### Raw records

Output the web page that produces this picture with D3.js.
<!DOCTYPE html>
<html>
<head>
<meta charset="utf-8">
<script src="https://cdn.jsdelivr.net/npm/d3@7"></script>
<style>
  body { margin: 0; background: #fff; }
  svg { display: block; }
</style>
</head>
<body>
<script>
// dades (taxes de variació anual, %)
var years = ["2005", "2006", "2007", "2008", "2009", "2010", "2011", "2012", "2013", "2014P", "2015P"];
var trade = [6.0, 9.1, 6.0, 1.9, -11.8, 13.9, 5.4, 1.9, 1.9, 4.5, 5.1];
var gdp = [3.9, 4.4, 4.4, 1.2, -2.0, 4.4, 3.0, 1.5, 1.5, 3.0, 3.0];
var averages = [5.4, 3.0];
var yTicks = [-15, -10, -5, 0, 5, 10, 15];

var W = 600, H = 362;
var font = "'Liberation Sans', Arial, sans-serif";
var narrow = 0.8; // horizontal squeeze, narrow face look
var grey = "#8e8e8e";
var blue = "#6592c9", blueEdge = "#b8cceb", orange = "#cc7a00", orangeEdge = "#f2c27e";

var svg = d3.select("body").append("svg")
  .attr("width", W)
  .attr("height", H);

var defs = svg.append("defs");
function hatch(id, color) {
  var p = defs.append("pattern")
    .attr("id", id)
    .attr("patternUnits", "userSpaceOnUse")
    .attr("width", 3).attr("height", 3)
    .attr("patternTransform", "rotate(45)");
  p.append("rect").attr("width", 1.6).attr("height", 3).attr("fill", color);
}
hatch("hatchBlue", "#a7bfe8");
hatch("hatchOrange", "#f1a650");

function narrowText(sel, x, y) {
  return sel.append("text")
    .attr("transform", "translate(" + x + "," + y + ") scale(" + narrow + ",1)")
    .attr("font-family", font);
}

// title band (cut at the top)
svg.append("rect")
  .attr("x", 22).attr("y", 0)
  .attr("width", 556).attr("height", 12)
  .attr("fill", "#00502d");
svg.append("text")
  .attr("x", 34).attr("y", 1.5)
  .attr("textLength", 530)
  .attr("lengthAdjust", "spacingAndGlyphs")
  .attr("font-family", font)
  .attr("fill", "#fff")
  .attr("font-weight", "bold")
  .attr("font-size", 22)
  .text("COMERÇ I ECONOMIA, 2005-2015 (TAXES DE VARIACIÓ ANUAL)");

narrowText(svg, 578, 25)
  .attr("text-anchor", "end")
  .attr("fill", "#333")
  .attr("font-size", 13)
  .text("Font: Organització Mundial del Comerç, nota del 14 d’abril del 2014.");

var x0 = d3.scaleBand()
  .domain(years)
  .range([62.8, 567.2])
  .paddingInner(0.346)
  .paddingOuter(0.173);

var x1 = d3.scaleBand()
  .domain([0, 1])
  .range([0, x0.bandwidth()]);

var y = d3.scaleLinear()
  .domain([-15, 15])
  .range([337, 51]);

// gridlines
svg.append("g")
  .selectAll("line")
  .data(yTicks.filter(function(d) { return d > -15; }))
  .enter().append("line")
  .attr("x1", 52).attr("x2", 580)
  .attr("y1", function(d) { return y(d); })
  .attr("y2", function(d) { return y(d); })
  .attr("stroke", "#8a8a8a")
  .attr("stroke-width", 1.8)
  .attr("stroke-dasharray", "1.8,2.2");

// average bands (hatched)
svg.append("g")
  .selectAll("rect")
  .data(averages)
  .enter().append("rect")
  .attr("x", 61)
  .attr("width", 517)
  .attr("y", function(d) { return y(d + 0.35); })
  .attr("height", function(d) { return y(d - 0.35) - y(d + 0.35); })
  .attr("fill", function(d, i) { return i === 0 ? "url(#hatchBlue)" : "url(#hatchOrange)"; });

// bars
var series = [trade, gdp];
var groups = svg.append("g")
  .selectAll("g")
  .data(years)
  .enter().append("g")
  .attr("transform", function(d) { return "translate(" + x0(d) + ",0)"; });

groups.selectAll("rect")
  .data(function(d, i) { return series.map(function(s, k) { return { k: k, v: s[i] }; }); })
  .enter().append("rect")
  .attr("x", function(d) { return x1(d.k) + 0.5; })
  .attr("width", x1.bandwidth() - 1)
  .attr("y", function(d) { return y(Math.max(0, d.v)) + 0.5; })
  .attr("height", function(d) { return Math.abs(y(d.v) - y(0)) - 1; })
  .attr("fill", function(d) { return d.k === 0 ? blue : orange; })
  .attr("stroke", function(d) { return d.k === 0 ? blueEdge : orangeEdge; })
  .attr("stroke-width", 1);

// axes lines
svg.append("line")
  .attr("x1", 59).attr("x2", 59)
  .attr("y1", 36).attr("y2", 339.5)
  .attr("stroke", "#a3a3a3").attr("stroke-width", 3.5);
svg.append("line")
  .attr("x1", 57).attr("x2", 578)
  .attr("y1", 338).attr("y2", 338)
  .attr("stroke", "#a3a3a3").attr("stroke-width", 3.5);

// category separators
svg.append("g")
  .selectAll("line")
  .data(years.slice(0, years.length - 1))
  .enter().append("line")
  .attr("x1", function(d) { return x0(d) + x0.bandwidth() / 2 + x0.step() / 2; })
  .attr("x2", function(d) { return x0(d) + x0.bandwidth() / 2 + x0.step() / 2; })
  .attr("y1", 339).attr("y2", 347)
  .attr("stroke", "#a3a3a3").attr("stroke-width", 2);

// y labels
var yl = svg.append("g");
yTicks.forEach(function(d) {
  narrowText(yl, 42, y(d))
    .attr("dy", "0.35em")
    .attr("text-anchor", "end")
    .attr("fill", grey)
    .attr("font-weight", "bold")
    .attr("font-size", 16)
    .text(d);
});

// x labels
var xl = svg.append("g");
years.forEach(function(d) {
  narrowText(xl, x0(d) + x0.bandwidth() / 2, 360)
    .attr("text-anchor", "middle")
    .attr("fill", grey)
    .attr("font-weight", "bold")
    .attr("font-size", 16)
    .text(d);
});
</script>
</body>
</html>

######
### Raw records

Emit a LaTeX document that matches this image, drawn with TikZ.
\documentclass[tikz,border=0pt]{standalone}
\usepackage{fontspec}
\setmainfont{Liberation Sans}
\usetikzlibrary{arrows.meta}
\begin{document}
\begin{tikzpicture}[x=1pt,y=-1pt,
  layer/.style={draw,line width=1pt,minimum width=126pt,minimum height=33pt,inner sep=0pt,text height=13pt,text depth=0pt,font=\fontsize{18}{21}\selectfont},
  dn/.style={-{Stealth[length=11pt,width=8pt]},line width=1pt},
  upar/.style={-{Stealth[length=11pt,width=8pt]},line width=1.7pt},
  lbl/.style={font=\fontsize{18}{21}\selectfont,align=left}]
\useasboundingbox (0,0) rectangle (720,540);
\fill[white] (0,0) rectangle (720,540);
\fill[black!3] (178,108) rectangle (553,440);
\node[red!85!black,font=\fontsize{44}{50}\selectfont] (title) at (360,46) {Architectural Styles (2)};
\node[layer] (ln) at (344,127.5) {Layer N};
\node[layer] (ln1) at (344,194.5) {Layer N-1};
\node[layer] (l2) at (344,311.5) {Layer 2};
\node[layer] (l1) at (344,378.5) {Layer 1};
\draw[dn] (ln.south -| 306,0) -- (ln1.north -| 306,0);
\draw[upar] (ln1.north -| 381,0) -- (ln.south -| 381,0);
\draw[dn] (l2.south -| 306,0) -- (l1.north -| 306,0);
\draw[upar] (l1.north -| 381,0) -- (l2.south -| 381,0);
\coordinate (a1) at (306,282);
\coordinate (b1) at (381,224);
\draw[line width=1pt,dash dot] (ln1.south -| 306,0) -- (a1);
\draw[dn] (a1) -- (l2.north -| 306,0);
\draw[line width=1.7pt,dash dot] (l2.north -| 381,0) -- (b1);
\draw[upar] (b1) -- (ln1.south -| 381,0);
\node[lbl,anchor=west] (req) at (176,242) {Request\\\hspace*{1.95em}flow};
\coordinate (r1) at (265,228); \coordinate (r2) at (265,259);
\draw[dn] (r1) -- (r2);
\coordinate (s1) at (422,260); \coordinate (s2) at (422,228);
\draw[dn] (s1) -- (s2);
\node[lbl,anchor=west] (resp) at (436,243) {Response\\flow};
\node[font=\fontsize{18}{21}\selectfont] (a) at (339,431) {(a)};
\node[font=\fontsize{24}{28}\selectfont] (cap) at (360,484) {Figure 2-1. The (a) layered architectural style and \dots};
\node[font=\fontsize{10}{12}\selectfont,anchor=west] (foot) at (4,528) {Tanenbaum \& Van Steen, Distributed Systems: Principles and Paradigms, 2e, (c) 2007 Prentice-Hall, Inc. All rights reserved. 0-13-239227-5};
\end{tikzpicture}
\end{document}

######
### Raw records

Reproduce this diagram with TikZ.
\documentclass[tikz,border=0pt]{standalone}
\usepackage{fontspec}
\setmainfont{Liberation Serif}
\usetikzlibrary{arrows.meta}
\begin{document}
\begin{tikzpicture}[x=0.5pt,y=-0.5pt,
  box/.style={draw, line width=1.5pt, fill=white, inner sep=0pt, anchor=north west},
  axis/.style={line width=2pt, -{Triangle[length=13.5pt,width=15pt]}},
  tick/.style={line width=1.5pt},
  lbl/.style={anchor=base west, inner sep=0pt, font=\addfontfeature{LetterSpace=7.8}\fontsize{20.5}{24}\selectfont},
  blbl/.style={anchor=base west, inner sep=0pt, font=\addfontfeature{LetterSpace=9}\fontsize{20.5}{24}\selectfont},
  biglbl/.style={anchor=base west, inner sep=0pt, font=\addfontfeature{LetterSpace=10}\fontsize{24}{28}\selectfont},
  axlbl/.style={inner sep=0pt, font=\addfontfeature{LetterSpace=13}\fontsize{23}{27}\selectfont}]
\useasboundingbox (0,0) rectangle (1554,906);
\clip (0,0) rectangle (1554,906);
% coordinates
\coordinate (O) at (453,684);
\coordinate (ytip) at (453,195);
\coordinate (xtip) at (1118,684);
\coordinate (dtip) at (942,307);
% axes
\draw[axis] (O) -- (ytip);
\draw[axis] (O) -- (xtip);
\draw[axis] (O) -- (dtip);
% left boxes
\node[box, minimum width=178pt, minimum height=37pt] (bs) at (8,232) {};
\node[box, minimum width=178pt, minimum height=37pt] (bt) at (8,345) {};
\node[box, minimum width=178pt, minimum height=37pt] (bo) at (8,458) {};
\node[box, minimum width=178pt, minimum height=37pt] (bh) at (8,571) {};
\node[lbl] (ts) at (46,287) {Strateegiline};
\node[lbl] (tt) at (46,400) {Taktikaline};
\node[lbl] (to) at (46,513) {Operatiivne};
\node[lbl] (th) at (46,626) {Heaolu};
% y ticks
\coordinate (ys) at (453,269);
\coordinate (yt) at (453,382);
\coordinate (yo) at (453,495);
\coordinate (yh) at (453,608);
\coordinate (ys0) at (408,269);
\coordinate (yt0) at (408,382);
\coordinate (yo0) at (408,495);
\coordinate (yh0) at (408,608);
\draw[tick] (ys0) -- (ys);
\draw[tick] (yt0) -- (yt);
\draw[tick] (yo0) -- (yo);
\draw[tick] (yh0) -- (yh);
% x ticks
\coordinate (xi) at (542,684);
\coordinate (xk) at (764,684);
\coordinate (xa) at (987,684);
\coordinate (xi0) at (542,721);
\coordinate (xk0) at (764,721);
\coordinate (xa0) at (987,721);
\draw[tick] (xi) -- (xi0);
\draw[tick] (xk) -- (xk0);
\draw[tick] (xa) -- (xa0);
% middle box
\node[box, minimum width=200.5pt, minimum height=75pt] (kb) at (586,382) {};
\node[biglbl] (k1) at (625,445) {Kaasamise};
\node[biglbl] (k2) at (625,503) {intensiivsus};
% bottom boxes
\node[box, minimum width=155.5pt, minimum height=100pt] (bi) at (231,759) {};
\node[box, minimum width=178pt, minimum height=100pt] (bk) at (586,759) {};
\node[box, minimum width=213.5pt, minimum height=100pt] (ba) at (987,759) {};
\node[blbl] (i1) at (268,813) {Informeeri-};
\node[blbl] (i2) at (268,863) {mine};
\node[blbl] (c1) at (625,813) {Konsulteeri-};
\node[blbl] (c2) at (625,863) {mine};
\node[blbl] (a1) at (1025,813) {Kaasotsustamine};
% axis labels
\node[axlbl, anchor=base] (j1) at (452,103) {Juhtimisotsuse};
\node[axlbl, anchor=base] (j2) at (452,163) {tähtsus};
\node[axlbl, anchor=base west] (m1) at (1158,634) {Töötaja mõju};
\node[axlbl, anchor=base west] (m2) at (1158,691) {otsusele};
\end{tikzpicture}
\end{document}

######

:: Given request ::
Print exactly the lines from the one containing "Output the web" to the one containing "var yTicks = [-15, -10, -5, 0, 5, 10, 15];", both included, and nothing else.

:: Exercise output ::
Output the web page that produces this picture with D3.js.
<!DOCTYPE html>
<html>
<head>
<meta charset="utf-8">
<script src="https://cdn.jsdelivr.net/npm/d3@7"></script>
<style>
  body { margin: 0; background: #fff; }
  svg { display: block; }
</style>
</head>
<body>
<script>
// dades (taxes de variació anual, %)
var years = ["2005", "2006", "2007", "2008", "2009", "2010", "2011", "2012", "2013", "2014P", "2015P"];
var trade = [6.0, 9.1, 6.0, 1.9, -11.8, 13.9, 5.4, 1.9, 1.9, 4.5, 5.1];
var gdp = [3.9, 4.4, 4.4, 1.2, -2.0, 4.4, 3.0, 1.5, 1.5, 3.0, 3.0];
var averages = [5.4, 3.0];
var yTicks = [-15, -10, -5, 0, 5, 10, 15];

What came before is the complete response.